# Problem description:
Retype the data exactly, from its first line to the line containing "plt.rcParams['mathtext.bf'] = 'Liberation", including both, and skip any picture.

Lines of data:
------------------------------------------------------------

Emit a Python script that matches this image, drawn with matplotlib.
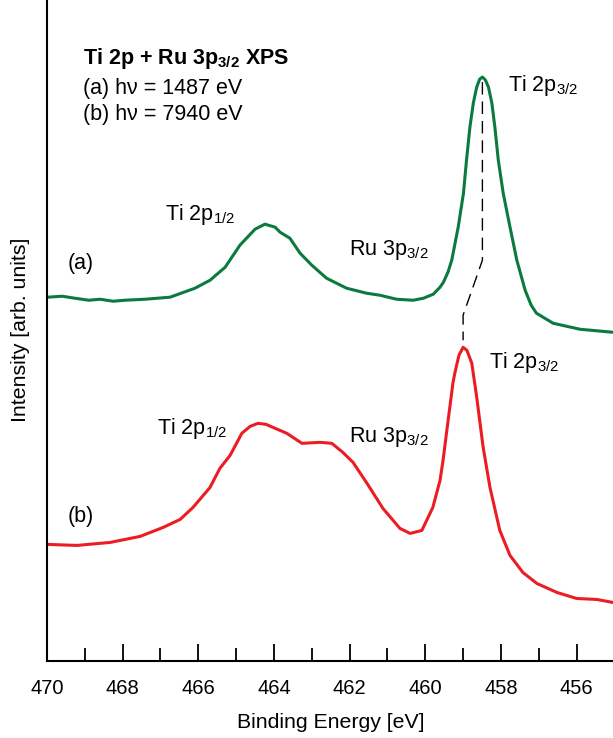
import numpy as np
import matplotlib
matplotlib.use('Agg')
import matplotlib.pyplot as plt

plt.rcParams['font.family'] = ['Liberation Sans', 'DejaVu Sans']
plt.rcParams['mathtext.fontset'] = 'custom'
plt.rcParams['mathtext.rm'] = 'Liberation Sans'
plt.rcParams['mathtext.it'] = 'Liberation Sans'
plt.rcParams['mathtext.bf'] = 'Liberation Sans:bold'

# spectrum (a), hv = 1487 eV: binding energy [eV], intensity [arb. units]
energy_a = [470.0, 469.6, 469.26, 468.9, 468.6, 468.25, 467.94, 467.41, 466.75,
            466.09, 465.69, 465.29, 464.9, 464.5, 464.24, 463.97, 463.84, 463.58,
            463.31, 463.0, 462.61, 462.08, 461.55, 461.2, 460.76, 460.32, 460.05,
            459.79, 459.61, 459.52, 459.4, 459.3, 459.13, 458.99, 458.91, 458.82,
            458.73, 458.64, 458.56, 458.49, 458.41, 458.33, 458.24, 458.16, 458.07,
            457.94, 457.76, 457.58, 457.36, 457.2, 457.06, 456.62, 455.91, 455.04]
int_a = [363, 364, 362, 360, 361, 359, 360, 361, 363,
         372, 380, 393, 415, 431, 436, 433, 428, 422,
         407, 395, 382, 372, 367, 365, 361, 360, 362,
         366, 373, 378, 388, 400, 433, 467, 500, 533,
         557, 573, 581, 583, 580, 573, 557, 533, 500,
         467, 433, 400, 370, 355, 347, 337, 331, 328]

# spectrum (b), hv = 7940 eV
energy_b = [469.97, 469.21, 468.33, 467.54, 466.93, 466.48, 466.14, 465.69, 465.43,
            465.16, 464.85, 464.63, 464.42, 464.21, 464.03, 463.66, 463.26, 462.78,
            462.47, 462.18, 461.91, 461.54, 461.12, 460.67, 460.4, 460.09, 459.8,
            459.61, 459.53, 459.43, 459.27, 459.22, 459.11, 459.0, 458.9, 458.77,
            458.64, 458.47, 458.29, 458.03, 457.76, 457.42, 457.05, 456.52, 456.0,
            455.46, 455.04]
int_b = [116, 115, 118, 124, 133, 141, 153, 173, 192,
         205, 227, 234, 237, 236, 233, 227, 217, 218,
         217, 208, 198, 177, 152, 132, 127, 130, 153,
         180, 200, 230, 277, 287, 305, 313, 310, 297,
         263, 213, 173, 130, 105, 88, 77, 68, 62,
         61, 58]

# dashed guide between the two Ti 2p3/2 maxima
guide_e = [458.49, 458.49, 459.0, 459.0]
guide_i = [578, 400, 345, 320]

fig = plt.figure(figsize=(6.13, 7.38), dpi=100)
ax = fig.add_axes([0.0767, 0.105, 0.9256, 0.895])

ax.plot(energy_a, int_a, color='#0b7a3e', lw=2.2, solid_joinstyle='round')
ax.plot(energy_b, int_b, color='#ec1c24', lw=2.2, solid_joinstyle='round')
ax.plot(guide_e, guide_i, color='black', lw=1.0, dashes=(9, 5))

ax.set_xlim(470, 455)
ax.set_ylim(0, 660)
ax.set_xticks(np.arange(470, 455, -2))
ax.set_xticks(np.arange(469, 455, -2), minor=True)
ax.set_yticks([])
ax.tick_params(axis='x', which='major', direction='in', length=12.5, width=1.3,
               labelsize=14.5, pad=13)
ax.tick_params(axis='x', which='minor', direction='in', length=9.5, width=1.3)
for s in ['top', 'right']:
    ax.spines[s].set_visible(False)
for s in ['left', 'bottom']:
    ax.spines[s].set_linewidth(1.5)

ax.set_xlabel('Binding Energy [eV]', fontsize=15.3, labelpad=11)
ax.set_ylabel('Intensity [arb. units]', fontsize=15.3, labelpad=12)

fs = 15.5
ax.text(469.05, 602, r'Ti 2p + Ru 3p$_{\mathbf{3/2}}$ XPS', fontsize=fs,
        fontweight='bold', va='center')
ax.text(469.05, 572, '(a) h\u03bd = 1487 eV', fontsize=fs, va='center')
ax.text(469.05, 546, '(b) h\u03bd = 7940 eV', fontsize=fs, va='center')

ax.text(457.81, 575, r'Ti 2p$_{3/2}$', fontsize=fs, va='center')
ax.text(466.88, 446, r'Ti 2p$_{1/2}$', fontsize=fs, va='center')
ax.text(462.02, 410, r'Ru 3p$_{3/2}$', fontsize=fs, va='center')
ax.text(469.45, 397, '(a)', fontsize=fs, va='center')

ax.text(458.32, 298, r'Ti 2p$_{3/2}$', fontsize=fs, va='center')
ax.text(467.09, 232, r'Ti 2p$_{1/2}$', fontsize=fs, va='center')
ax.text(462.02, 223, r'Ru 3p$_{3/2}$', fontsize=fs, va='center')
ax.text(469.45, 144, '(b)', fontsize=fs, va='center')

fig.savefig('out.png', dpi=100)
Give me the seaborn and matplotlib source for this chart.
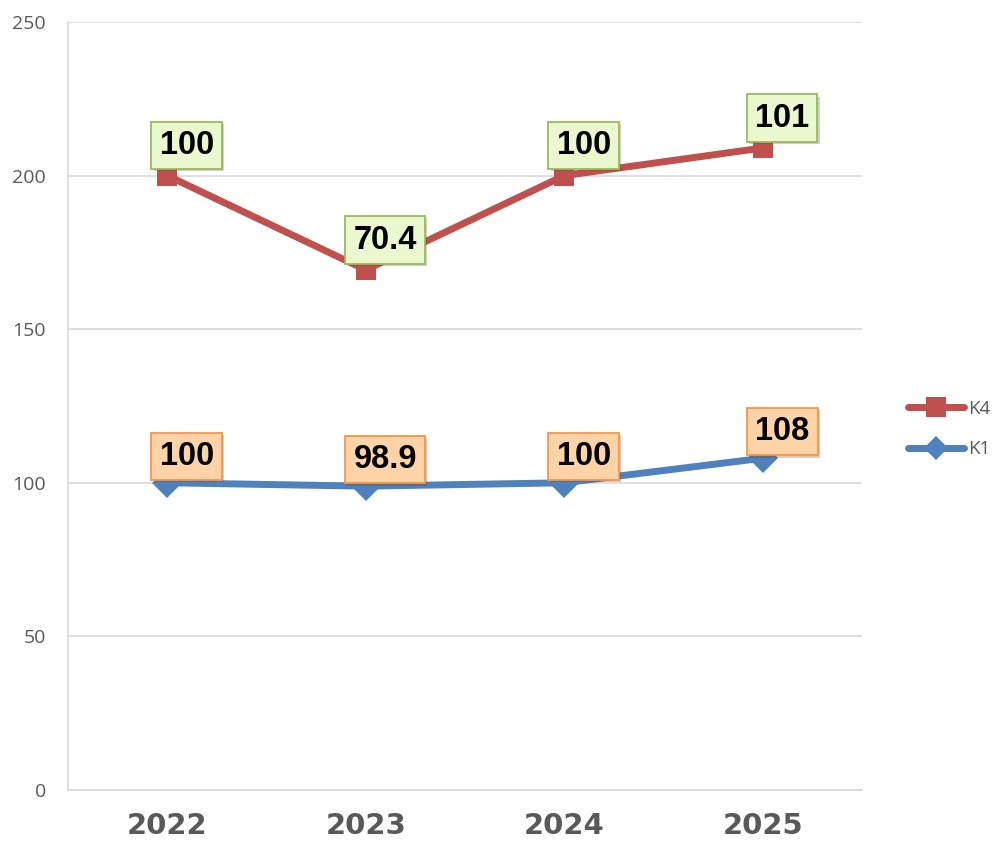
import pandas as pd
import matplotlib
matplotlib.use("Agg")
import matplotlib.pyplot as plt
import matplotlib.patheffects as pe
from matplotlib.lines import Line2D
import seaborn as sns

# --------------------------
# Data
# --------------------------
years = ["2022", "2023", "2024", "2025"]
k1 = [100, 98.9, 100, 108]
k4 = [100, 70.4, 100, 101]
y_ticks = [0, 50, 100, 150, 200, 250]

# stacked line chart: K4 sits on top of K1
k4_top = [a + b for a, b in zip(k1, k4)]

df = pd.DataFrame({
    "year": years * 2,
    "value": k1 + k4_top,
    "series": ["K1"] * len(years) + ["K4"] * len(years),
})

RED = "#C0504D"
BLUE = "#4F81BD"
GRAY = "#595959"

sns.set_theme(style="white")
plt.rcParams["font.family"] = ["Liberation Sans", "DejaVu Sans"]

fig = plt.figure(figsize=(9.92, 8.43), dpi=100)
ax = fig.add_axes([0.0686, 0.0629, 0.8004, 0.911])

sns.lineplot(data=df, x="year", y="value", hue="series",
             palette={"K1": BLUE, "K4": RED},
             style="series", markers={"K1": "D", "K4": "s"}, dashes=False,
             linewidth=5, markersize=15, markeredgewidth=0,
             sort=False, legend=False, ax=ax)

ax.set_xlim(-0.5, len(years) - 0.5)
ax.set_ylim(0, 250)
ax.set_yticks(y_ticks)
ax.set_xlabel("")
ax.set_ylabel("")
ax.grid(axis="y", color="#D9D9D9", linewidth=1.2)
ax.set_axisbelow(True)
for side in ["top", "right"]:
    ax.spines[side].set_visible(False)
for side in ["left", "bottom"]:
    ax.spines[side].set_color("#D9D9D9")
    ax.spines[side].set_linewidth(1.2)
ax.tick_params(axis="both", length=0)
ax.tick_params(axis="y", pad=16)
for lab in ax.get_yticklabels():
    lab.set_fontsize(14)
    lab.set_color(GRAY)
    lab.set_family(["Open Sans", "DejaVu Sans"])
ax.set_xticks(range(len(years)))
ax.set_xticklabels(years, fontsize=21, fontweight="bold", color=GRAY,
                   family="DejaVu Sans")
ax.tick_params(axis="x", pad=16)

# --------------------------
# Data labels
# --------------------------
def add_label(x, y, text, face, edge, dy):
    t = ax.annotate(text, (x, y), xytext=(14, dy), textcoords="offset points",
                    ha="center", va="center", fontsize=23.5, fontweight="bold",
                    color="black", zorder=5,
                    bbox=dict(boxstyle="square,pad=0.25", fc=face, ec=edge, lw=1.3))
    t.get_bbox_patch().set_path_effects(
        [pe.SimplePatchShadow(offset=(1.5, -1.5), alpha=0.25), pe.Normal()])

for i, yr in enumerate(years):
    add_label(i, k4_top[i], f"{k4[i]:g}", "#EAF7CF", "#9BBB59", 21.5)
    add_label(i, k1[i], f"{k1[i]:g}", "#FFD3A8", "#F79646", 19)

# --------------------------
# Legend
# --------------------------
handles = [
    Line2D([], [], color=RED, lw=5, marker="s", markersize=14, markeredgewidth=0),
    Line2D([], [], color=BLUE, lw=5, marker="D", markersize=12, markeredgewidth=0),
]
leg = fig.legend(handles, ["K4", "K1"], loc="center left",
                 bbox_to_anchor=(0.908, 0.491), frameon=False,
                 handlelength=3.0, handletextpad=0.2,
                 labelspacing=1.2, borderaxespad=0,
                 prop={"family": ["Open Sans", "DejaVu Sans"], "size": 13.5})
for txt in leg.get_texts():
    txt.set_color(GRAY)

fig.savefig("out.png", dpi=100)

------------------------------------------------------------

# Final result:
Emit a Python script that matches this image, drawn with matplotlib.
import numpy as np
import matplotlib
matplotlib.use('Agg')
import matplotlib.pyplot as plt

plt.rcParams['font.family'] = ['Liberation Sans', 'DejaVu Sans']
plt.rcParams['mathtext.fontset'] = 'custom'
plt.rcParams['mathtext.rm'] = 'Liberation Sans'
plt.rcParams['mathtext.it'] = 'Liberation Sans'
plt.rcParams['mathtext.bf'] = 'Liberation Sans:bold'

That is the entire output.